# Master internship: Flipping triangulations of hyperbolic surfaces

**Supervision and Contact:**
Vincent Despré
and
Monique Teillaud

**Location:**
Gamble group, INRIA Nancy - Grand Est,
LORIA

**The work may extend to a PhD on a related topic.**

### Context

In the Euclidean plane, the Delaunay triangulation of a set of n points
P is the unique (when P is non-degenerate) triangulation with vertex
set P for which the circumdisk of each triangle does not contain any
point of P in its interior. It has many applications and has
been extensively studied [BCKO].

When a general (non-Delaunay) triangulation is given a sequence of
edge flips allows to compute the Delaunay triangulation.

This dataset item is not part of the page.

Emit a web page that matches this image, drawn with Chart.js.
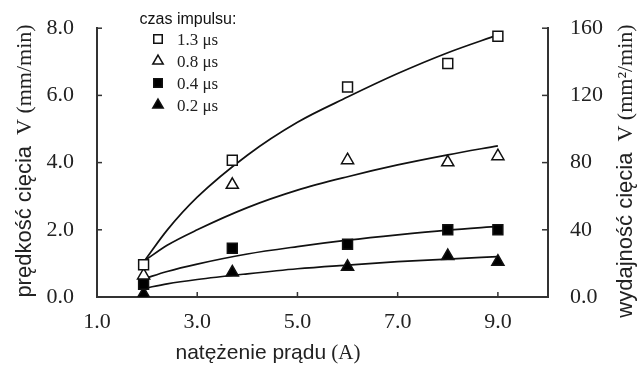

The worst-case complexity of that sequence is O(n^{2}). Moreover, that
bound is tight [HNU], so, there is no way to order the flips to
improve the worst-case complexity.
We are interested by the generalization of the Delaunay triangulations
on surfaces of genus > 1. Such a surface is a hyperbolic surface, which
can be seen as the quotient of the hyperbolic plane under the action
of a discrete group of hyperbolic isometries [MT]. The flip algorithm has a
complexity O(f(T).n^{2}), where f(T) is an explicit measure of the
quality of the input triangulation T [DST]. This measure f(T) is not
proven to be tight.

### Goal of the internship

The twofold objectives are to
propose optimizations to the flip algorihms in theory as well as in
practice. To this aim, the student will first need to deeply
understand the mathematical aspects of the algorithm on hyperbolic
surfaces. (S)he will study the possibility to propose better measures
of the quality of the input triangulation. (S)he will also implement
the algorithm in C++ and propose heuristic improvements.

### Required skills

- Groups, topology, geometry,

- Algorithms design and analysis,

- Basic skills in C++.

### References

[BCKO] M. de Berg, O. Cheong, M. van Kreveld and M. Overmars.
Computational Geometry: Algorithms and Applications.
Springer-Verlag, 2008.

[DST] Vincent Despré, Jean-Marc Schlenker, and Monique Teillaud.
Flipping Geometric Triangulations on Surfaces.
36th Symposium on Computational Geometry, 2020.

[HNU] F. Hurtado, M. Noy, and J. Urrutia.
Flipping edges in triangulations.
Discrete & Computational Geometry, 22(3):333-346, 1999.

[MT] B. Mohar and C. Thomassen.
Graphs on Surfaces.
Johns Hopkins University Press, 2001.

Last modified: Mon Oct 26 16:20:47 CET 2020